GIRL GONE BAD tells the story of a teenage girl left alone for a weekend who turns the tables on an intruder and puts a real damper on his weekend plans. It’s the kind of film that, in an elevator pitch, might appeal to modern audiences: female-lead, victim-becomes-empowered; high-action gore-fest. The film’s trailer even does a fine job convincing potential audiences that’s what they’ll see. However, in the case of this home-invasion “thriller,” there are too many plots in the kitchen, as it were, and none of them are particularly exciting.
In GIRL GONE BAD, writer/director Kevin Schultz (SUBJECT 17) attempts to relay a story of female empowerment and victims turning the tables on their tormentors. Unfortunately, the film is tethered to unforgivably poor decision-making by its characters, repetitive, banal dialogue, and a complete lack of tension or suspense. After an efficient and surprising opening sequence, the film’s story quickly descends into working too hard to try and flip tropes we’ve seen a million times on their head. In the end, there are so many trope flips and plot twists it’s a wonder audiences don’t leave with whiplash.
As Samantha, our heroin-gone-bad, Alison Thornton (DARE ME) delivers an appropriate performance as a 16-year-old, who’s been given little to work with. While the character is confusing and her motives are ever-changing and unclear, Thornton does her best to brave these muddy waters and allows for a lead character who’s at least followable. Her pursuer, Les, portrayed by Nemo Cartwright (A HUMAN PLANET), manages to make a couple of strong choices throughout, which is a wonder considering the dialogue he’s been burdened with.
While the cinematography by James Clark is interesting, the film decides to cut away from its more gruesome moments — perhaps due to budgetary restraints — which is effective the first couple of times but becomes frustrating and repetitive at a point.
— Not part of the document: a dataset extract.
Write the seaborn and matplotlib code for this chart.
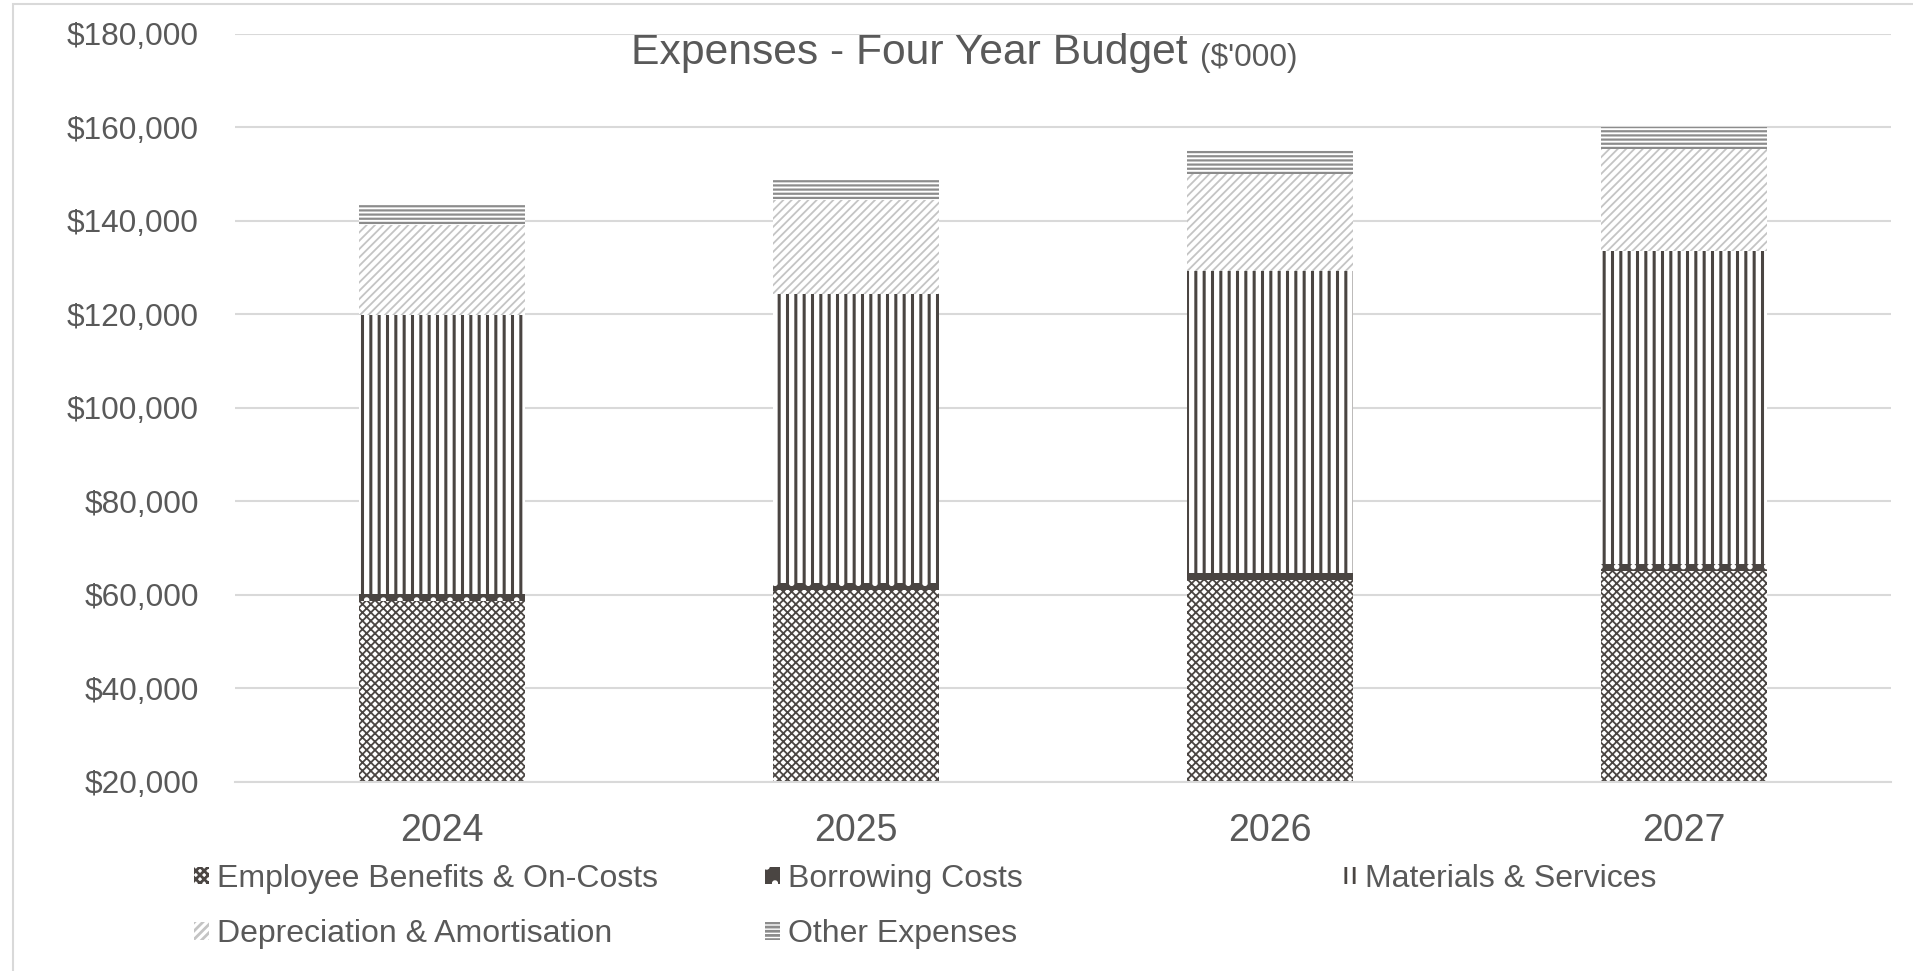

GIRL GONE BAD, originally entitled GUILTLESS, is an unfortunate circumstance of attempting too many themes without clearly stating any of them. Our lead, Samantha, is never given a fair chance at conveying why she makes her choices. She simply does, and we’re expected to go along with them. Distracting flashbacks do little to back up her decision-making, and we’re left with uninteresting back-and-forths between her and her assailant. The assailant’s motives are just as confusing and distracting. In the end, audiences are left with no one to sympathize with and no one to root for.
GIRL GONE BAD is the unfortunate sort of movie that leaves audiences scratching their heads and wanting their 91 minutes back. Heed this warning: the film’s title says it all.
GIRL GONE BAD is available to miss on VOD.